TASK STATEMENT:
Extract word for word the lines of the listing from its start to the line holding "return (p[0] + t * (q[0] - p[0]), y)", both ends kept; pictures are not part of the copy.
────────────────
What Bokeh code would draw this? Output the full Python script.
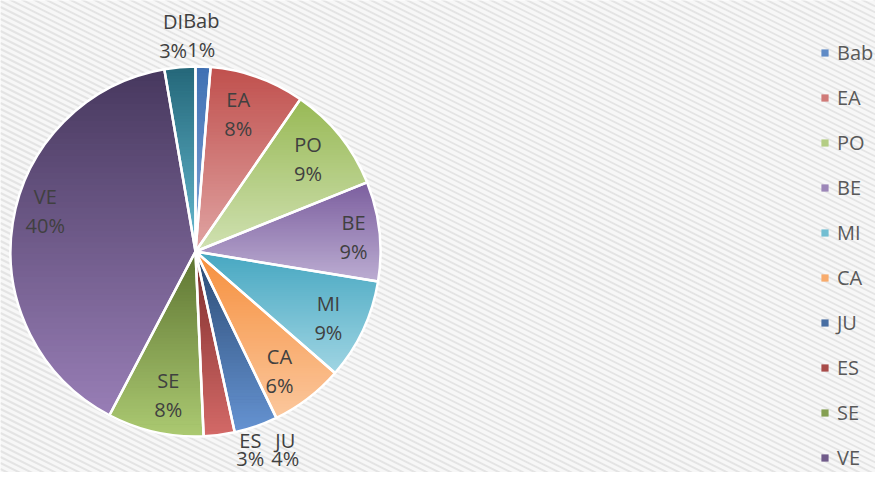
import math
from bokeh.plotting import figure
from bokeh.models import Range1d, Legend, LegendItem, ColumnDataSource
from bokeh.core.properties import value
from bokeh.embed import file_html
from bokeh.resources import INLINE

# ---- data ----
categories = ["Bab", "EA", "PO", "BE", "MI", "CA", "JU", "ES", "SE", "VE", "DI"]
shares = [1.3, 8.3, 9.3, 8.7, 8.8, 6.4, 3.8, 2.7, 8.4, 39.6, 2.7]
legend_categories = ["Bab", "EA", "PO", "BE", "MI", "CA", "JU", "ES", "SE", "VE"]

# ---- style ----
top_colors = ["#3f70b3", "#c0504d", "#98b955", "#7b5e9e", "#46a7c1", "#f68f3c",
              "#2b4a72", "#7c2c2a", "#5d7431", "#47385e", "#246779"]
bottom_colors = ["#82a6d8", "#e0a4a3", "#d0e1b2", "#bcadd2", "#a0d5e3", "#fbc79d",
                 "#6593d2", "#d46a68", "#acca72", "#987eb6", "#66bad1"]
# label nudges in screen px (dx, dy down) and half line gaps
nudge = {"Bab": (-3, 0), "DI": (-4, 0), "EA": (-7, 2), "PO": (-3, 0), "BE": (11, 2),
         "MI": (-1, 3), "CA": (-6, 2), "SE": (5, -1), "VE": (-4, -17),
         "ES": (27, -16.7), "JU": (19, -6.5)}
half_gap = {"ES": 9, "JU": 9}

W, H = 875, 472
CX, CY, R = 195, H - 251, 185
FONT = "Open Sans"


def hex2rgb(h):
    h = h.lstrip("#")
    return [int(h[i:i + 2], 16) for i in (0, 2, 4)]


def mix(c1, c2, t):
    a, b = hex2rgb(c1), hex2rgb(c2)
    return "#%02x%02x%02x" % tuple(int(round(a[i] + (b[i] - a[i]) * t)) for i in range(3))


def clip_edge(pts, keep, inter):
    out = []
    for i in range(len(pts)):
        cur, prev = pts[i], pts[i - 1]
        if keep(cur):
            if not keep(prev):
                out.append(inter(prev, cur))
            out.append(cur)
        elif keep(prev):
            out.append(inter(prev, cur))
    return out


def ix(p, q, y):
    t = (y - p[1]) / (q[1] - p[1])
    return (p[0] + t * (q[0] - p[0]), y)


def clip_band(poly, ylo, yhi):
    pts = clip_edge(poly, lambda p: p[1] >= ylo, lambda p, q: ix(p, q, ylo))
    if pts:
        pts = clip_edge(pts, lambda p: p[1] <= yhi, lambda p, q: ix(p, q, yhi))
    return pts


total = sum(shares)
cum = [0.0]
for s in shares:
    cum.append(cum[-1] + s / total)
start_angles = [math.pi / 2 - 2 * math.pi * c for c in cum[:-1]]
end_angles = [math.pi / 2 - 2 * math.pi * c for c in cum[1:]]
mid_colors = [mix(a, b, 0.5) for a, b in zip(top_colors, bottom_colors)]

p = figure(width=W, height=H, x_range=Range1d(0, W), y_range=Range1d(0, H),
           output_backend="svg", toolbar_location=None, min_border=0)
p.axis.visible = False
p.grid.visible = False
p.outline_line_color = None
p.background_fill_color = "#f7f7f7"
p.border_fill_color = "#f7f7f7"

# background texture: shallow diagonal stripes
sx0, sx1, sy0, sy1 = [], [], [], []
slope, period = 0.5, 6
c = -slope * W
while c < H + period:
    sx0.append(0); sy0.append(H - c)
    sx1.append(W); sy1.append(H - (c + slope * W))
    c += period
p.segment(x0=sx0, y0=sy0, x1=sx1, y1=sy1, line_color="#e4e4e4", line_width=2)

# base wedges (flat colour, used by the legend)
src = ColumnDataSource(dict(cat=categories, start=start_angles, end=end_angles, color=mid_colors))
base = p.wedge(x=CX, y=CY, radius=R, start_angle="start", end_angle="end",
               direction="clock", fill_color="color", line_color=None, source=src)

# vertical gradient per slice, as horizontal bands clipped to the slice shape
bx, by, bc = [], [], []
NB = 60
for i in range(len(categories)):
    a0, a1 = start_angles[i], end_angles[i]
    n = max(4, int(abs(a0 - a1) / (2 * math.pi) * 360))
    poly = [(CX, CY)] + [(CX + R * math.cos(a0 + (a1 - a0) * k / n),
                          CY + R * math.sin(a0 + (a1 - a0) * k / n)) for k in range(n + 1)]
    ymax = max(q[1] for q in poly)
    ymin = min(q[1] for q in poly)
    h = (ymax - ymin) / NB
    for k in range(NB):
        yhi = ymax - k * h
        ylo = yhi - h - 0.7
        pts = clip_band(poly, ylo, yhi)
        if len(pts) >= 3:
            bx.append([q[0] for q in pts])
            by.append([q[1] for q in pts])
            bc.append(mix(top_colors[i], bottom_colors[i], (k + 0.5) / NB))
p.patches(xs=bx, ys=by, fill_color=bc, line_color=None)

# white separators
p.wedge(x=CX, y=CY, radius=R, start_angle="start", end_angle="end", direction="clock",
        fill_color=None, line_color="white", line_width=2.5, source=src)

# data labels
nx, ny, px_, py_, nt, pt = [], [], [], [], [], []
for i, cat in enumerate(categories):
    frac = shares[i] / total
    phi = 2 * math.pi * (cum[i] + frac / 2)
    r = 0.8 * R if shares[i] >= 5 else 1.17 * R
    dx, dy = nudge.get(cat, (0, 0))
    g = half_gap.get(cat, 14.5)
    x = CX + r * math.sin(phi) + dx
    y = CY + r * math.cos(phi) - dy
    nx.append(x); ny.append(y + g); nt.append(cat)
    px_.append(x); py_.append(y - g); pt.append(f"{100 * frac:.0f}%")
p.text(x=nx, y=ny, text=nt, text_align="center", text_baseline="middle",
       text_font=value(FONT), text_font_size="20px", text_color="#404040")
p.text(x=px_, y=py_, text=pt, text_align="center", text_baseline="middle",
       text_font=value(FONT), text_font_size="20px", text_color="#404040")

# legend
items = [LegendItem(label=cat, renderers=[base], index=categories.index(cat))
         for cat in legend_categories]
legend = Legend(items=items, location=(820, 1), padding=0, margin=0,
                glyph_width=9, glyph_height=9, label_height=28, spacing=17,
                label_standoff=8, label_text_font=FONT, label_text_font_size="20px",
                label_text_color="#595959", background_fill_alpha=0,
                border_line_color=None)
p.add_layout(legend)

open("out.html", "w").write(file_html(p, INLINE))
────────────────
TASK OUTPUT:
What Bokeh code would draw this? Output the full Python script.
import math
from bokeh.plotting import figure
from bokeh.models import Range1d, Legend, LegendItem, ColumnDataSource
from bokeh.core.properties import value
from bokeh.embed import file_html
from bokeh.resources import INLINE

# ---- data ----
categories = ["Bab", "EA", "PO", "BE", "MI", "CA", "JU", "ES", "SE", "VE", "DI"]
shares = [1.3, 8.3, 9.3, 8.7, 8.8, 6.4, 3.8, 2.7, 8.4, 39.6, 2.7]
legend_categories = ["Bab", "EA", "PO", "BE", "MI", "CA", "JU", "ES", "SE", "VE"]

# ---- style ----
top_colors = ["#3f70b3", "#c0504d", "#98b955", "#7b5e9e", "#46a7c1", "#f68f3c",
              "#2b4a72", "#7c2c2a", "#5d7431", "#47385e", "#246779"]
bottom_colors = ["#82a6d8", "#e0a4a3", "#d0e1b2", "#bcadd2", "#a0d5e3", "#fbc79d",
                 "#6593d2", "#d46a68", "#acca72", "#987eb6", "#66bad1"]
# label nudges in screen px (dx, dy down) and half line gaps
nudge = {"Bab": (-3, 0), "DI": (-4, 0), "EA": (-7, 2), "PO": (-3, 0), "BE": (11, 2),
         "MI": (-1, 3), "CA": (-6, 2), "SE": (5, -1), "VE": (-4, -17),
         "ES": (27, -16.7), "JU": (19, -6.5)}
half_gap = {"ES": 9, "JU": 9}

W, H = 875, 472
CX, CY, R = 195, H - 251, 185
FONT = "Open Sans"


def hex2rgb(h):
    h = h.lstrip("#")
    return [int(h[i:i + 2], 16) for i in (0, 2, 4)]


def mix(c1, c2, t):
    a, b = hex2rgb(c1), hex2rgb(c2)
    return "#%02x%02x%02x" % tuple(int(round(a[i] + (b[i] - a[i]) * t)) for i in range(3))


def clip_edge(pts, keep, inter):
    out = []
    for i in range(len(pts)):
        cur, prev = pts[i], pts[i - 1]
        if keep(cur):
            if not keep(prev):
                out.append(inter(prev, cur))
            out.append(cur)
        elif keep(prev):
            out.append(inter(prev, cur))
    return out


def ix(p, q, y):
    t = (y - p[1]) / (q[1] - p[1])
    return (p[0] + t * (q[0] - p[0]), y)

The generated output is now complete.